Arctic Ocean Circulation
The Arctic Ocean plays a key role in global ocean circulation. Cold, dense water formed at the surface of the Nordic Seas (between Greenland, Iceland, and Norway) sinks and flows southward as North Atlantic Deep Water (NADW) — a critical component of the Atlantic Meridional Overturning Circulation (AMOC), the ocean current system that transports heat northward and moderates European and North Atlantic climates. Freshwater input from melting ice and increased precipitation in the Arctic can reduce the density of surface waters, potentially weakening AMOC — with possible widespread climate consequences.
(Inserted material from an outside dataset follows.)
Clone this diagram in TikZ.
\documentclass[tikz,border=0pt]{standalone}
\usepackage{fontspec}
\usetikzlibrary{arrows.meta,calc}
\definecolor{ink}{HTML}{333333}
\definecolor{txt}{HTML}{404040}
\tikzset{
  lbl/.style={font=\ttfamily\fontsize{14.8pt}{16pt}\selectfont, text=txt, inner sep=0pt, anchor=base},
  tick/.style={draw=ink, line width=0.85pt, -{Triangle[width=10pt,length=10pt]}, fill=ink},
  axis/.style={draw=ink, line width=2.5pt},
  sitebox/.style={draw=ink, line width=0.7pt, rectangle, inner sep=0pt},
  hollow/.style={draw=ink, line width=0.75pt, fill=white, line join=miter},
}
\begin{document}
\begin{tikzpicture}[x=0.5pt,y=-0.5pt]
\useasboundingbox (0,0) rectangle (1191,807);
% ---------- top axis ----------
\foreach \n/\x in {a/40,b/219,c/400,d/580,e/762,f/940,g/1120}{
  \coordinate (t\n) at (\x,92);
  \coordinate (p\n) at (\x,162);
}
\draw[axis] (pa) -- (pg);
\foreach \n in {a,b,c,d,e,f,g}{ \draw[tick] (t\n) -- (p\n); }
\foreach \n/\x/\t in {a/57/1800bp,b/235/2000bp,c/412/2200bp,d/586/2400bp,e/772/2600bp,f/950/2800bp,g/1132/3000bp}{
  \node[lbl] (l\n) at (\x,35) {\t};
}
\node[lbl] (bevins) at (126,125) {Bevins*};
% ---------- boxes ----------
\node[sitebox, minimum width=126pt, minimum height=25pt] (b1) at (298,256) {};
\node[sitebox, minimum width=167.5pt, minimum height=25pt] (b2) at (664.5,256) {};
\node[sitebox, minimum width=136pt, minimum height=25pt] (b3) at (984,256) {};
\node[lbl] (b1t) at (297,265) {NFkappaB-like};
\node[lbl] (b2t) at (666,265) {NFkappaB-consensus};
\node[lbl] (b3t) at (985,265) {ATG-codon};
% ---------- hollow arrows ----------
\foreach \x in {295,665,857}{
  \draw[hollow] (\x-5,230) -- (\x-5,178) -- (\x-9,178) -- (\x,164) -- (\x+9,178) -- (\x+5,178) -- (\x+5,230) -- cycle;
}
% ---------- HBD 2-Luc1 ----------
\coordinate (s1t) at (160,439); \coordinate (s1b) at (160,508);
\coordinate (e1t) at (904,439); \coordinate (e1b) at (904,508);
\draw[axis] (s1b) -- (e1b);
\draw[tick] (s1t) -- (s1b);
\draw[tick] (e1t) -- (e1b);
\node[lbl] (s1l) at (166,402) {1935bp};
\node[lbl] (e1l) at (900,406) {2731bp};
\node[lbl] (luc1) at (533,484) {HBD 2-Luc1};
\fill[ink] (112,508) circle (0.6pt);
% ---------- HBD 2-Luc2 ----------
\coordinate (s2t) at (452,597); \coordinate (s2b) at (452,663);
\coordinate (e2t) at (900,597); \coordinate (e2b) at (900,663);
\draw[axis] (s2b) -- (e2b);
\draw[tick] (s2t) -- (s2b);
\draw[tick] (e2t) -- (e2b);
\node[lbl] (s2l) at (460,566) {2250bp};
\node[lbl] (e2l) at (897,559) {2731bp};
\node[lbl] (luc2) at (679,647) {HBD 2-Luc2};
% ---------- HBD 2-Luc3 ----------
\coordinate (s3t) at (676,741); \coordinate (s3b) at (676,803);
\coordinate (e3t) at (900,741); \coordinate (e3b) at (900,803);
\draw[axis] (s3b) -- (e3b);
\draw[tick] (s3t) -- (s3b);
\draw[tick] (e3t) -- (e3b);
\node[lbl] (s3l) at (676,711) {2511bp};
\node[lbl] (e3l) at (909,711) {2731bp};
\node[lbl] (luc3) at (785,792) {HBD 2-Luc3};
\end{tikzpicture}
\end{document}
| Arctic Component | Primary Climate Function | Trend |
|---|---|---|
| Sea ice | High albedo; reflects solar radiation | Declining extent and thickness |
| Permafrost | Stores ~1.5 trillion tons of carbon | Thawing; carbon release increasing |
| Greenland Ice Sheet | Land ice; sea level contribution | Net mass loss accelerating |
| Arctic Ocean | Deep water formation; AMOC driver | Freshening; circulation changes observed |
| Tundra vegetation | Carbon sink; surface albedo | Shrubification; shifting northward |
Indigenous Peoples of the Arctic
The Arctic has been inhabited for thousands of years by indigenous peoples adapted to extreme polar conditions. Major groups include the Inuit (Canada, Greenland, Alaska), Yupik (Alaska, Russia), Sámi (northern Scandinavia and Russia), Nenets, Evenki, and Chukchi (Russia). These communities depend on subsistence hunting of marine mammals, caribou, and fish, and face direct livelihood impacts from sea ice loss, permafrost thaw, and ecosystem shifts. Arctic indigenous peoples are represented in international governance through the Arctic Council's Permanent Participants category, giving them formal consultative roles in multilateral Arctic policy.
Geopolitical Significance
Melting Arctic ice is opening new shipping routes — the Northwest Passage (through the Canadian Arctic Archipelago) and the Northern Sea Route (along the Russian Arctic coast) — potentially reducing shipping distances between Europe and Asia by 25–40% compared with routes through the Suez Canal. The Arctic also contains an estimated 13% of the world's undiscovered oil reserves and 30% of undiscovered natural gas, according to the U.S. Geological Survey, generating significant geopolitical interest among Arctic states (Canada, Denmark/Greenland, Iceland, Norway, Russia, and the United States) and observer nations including China.